» YOUR INSTRUCTIONS
In the following material, identify every line holding the string "that" and return it.

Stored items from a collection

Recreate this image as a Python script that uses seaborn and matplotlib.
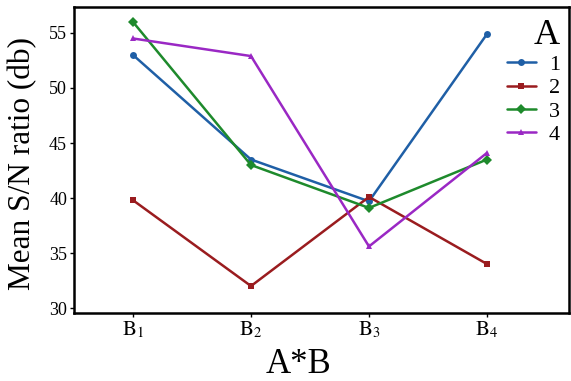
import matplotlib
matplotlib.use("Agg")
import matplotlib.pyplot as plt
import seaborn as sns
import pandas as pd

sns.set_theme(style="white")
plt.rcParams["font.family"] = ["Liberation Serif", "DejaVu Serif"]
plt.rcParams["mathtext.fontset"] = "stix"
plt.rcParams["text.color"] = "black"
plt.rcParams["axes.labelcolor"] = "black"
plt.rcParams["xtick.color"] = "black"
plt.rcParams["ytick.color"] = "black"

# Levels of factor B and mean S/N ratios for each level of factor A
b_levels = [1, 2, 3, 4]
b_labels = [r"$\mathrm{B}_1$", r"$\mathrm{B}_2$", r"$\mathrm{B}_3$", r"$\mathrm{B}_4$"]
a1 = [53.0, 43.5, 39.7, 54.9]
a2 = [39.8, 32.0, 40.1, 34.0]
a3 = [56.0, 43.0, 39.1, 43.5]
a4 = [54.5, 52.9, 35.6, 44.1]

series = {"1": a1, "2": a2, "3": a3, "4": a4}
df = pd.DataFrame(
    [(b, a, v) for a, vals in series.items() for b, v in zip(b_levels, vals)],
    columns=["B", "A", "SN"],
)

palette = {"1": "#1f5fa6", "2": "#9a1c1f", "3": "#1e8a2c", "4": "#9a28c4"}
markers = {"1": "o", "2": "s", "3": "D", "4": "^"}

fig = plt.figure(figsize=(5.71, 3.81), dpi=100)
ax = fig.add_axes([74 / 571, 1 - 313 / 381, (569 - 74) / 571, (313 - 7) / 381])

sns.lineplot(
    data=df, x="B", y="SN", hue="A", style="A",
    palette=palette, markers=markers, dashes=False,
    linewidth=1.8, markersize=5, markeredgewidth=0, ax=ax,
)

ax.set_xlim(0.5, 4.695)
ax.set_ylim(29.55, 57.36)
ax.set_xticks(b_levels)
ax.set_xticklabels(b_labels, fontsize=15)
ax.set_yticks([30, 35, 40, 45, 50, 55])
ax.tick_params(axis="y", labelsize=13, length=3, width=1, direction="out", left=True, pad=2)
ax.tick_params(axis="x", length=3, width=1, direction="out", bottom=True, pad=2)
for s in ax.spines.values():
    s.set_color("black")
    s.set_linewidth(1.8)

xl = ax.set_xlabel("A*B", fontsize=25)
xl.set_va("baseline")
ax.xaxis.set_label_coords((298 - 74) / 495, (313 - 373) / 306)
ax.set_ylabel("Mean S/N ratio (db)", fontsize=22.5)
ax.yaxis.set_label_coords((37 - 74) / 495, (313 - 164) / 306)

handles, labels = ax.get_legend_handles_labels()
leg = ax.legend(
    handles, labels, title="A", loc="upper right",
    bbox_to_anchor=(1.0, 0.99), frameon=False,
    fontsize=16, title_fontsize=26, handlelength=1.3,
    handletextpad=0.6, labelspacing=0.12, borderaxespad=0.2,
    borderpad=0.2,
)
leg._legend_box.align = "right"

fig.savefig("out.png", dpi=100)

---

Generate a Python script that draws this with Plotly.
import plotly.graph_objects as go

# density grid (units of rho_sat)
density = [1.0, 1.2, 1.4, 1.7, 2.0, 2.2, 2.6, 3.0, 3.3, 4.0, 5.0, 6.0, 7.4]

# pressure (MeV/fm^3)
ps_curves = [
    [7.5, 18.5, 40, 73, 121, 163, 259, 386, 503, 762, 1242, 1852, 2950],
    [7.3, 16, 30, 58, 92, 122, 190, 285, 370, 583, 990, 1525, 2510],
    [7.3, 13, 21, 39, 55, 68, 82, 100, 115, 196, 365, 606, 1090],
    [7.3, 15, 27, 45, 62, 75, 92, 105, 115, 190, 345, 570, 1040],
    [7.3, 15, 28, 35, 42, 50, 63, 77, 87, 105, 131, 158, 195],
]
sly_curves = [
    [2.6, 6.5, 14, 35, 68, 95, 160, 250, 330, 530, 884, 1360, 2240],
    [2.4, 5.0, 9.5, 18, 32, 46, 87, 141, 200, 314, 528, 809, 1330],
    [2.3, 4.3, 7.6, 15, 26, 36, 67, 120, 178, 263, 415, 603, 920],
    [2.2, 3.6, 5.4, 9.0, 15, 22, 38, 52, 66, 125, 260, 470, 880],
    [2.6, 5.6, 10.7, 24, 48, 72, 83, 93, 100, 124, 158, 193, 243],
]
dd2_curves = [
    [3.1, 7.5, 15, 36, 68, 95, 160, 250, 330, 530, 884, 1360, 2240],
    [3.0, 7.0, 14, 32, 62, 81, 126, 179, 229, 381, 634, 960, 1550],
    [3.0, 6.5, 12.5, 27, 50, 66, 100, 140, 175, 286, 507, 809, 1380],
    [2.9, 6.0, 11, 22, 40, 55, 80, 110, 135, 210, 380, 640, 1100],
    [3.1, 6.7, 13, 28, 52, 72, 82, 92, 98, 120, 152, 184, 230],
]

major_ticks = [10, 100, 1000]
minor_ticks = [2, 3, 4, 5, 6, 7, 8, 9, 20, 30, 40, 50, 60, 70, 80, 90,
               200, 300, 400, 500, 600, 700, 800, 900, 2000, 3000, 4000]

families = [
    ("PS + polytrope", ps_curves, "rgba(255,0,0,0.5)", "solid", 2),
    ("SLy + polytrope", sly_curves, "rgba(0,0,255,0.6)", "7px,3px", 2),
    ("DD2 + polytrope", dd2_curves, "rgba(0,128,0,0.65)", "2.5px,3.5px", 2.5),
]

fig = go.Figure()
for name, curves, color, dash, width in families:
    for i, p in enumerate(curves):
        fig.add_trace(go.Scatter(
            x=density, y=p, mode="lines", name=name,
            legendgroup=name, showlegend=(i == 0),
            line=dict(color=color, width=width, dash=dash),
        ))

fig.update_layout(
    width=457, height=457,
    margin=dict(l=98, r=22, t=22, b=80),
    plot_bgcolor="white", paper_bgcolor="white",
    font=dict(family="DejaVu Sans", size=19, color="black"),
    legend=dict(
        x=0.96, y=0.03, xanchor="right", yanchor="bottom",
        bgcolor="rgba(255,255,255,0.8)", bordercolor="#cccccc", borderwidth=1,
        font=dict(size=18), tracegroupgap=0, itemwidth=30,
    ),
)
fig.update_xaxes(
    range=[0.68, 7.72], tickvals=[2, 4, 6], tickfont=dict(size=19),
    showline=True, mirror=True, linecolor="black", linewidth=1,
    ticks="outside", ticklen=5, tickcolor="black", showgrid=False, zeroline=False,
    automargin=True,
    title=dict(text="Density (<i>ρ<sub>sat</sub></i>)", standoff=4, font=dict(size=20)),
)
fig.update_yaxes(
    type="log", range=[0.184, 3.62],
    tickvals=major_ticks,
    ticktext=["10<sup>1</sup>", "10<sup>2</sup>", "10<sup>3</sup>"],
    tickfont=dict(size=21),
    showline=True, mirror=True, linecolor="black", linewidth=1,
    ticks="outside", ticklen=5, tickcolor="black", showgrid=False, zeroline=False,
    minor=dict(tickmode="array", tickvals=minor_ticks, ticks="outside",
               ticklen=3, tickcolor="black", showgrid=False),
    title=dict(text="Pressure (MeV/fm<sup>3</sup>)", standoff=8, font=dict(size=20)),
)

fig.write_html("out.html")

...

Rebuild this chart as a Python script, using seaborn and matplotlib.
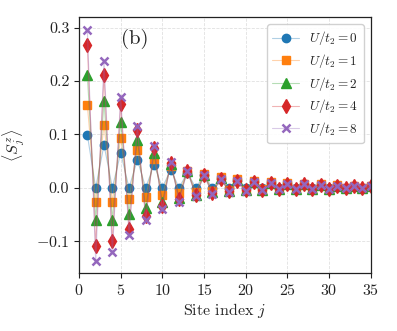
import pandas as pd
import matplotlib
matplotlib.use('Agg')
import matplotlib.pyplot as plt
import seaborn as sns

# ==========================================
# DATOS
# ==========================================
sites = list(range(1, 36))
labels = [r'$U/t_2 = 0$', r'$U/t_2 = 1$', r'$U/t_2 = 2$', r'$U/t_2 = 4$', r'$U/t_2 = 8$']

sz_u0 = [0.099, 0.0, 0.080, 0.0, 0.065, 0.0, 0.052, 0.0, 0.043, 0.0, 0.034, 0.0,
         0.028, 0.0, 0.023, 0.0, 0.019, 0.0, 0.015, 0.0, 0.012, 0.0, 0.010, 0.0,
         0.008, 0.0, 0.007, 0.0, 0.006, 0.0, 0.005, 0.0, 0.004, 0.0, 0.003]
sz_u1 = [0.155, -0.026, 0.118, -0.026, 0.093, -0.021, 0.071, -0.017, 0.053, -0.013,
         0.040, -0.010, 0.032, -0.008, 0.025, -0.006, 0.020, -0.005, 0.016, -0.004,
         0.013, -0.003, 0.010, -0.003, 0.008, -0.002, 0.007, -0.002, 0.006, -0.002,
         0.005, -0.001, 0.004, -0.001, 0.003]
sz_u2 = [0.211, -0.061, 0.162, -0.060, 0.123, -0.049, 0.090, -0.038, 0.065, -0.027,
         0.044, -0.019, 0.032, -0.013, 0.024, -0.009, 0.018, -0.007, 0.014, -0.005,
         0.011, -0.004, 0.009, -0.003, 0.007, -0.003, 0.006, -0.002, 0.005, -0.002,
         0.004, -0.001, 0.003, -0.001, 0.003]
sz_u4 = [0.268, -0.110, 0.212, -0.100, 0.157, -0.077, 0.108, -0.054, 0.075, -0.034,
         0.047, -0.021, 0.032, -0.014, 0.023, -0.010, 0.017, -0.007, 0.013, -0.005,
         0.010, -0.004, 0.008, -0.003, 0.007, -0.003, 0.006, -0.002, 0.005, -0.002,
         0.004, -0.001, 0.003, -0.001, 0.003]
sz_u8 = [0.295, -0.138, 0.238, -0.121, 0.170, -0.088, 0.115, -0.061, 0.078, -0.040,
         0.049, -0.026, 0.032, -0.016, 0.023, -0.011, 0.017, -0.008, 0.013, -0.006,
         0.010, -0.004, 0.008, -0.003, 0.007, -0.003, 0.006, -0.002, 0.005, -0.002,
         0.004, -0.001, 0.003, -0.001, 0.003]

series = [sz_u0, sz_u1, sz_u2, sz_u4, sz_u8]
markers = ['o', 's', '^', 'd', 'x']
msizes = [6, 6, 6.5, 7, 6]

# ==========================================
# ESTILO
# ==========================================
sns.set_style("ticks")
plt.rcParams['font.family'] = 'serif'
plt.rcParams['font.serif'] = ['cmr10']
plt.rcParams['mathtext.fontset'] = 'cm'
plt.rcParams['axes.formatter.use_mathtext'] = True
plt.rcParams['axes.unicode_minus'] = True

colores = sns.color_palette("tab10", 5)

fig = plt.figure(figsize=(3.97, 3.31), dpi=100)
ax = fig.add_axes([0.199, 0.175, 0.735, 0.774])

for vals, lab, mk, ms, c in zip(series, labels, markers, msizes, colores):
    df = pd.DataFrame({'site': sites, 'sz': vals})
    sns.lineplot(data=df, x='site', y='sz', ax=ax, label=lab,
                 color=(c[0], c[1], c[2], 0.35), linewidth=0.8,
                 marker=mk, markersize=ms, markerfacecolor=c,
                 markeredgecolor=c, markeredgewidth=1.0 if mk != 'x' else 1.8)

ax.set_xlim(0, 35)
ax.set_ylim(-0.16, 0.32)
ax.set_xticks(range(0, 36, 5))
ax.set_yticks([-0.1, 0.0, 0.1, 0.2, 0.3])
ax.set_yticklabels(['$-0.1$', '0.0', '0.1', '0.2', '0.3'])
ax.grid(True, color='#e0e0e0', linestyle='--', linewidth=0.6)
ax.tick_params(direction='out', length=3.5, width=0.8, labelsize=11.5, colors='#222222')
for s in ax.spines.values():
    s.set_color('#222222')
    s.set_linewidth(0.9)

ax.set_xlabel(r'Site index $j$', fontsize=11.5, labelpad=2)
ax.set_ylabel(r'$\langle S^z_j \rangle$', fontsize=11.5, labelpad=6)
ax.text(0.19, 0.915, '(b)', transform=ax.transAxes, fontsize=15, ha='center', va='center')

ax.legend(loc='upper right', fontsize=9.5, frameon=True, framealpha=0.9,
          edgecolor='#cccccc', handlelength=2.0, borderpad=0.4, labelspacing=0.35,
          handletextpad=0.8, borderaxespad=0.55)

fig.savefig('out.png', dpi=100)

» RESULT FOR THIS TASK
Recreate this image as a Python script that uses seaborn and matplotlib.
Generate a Python script that draws this with Plotly.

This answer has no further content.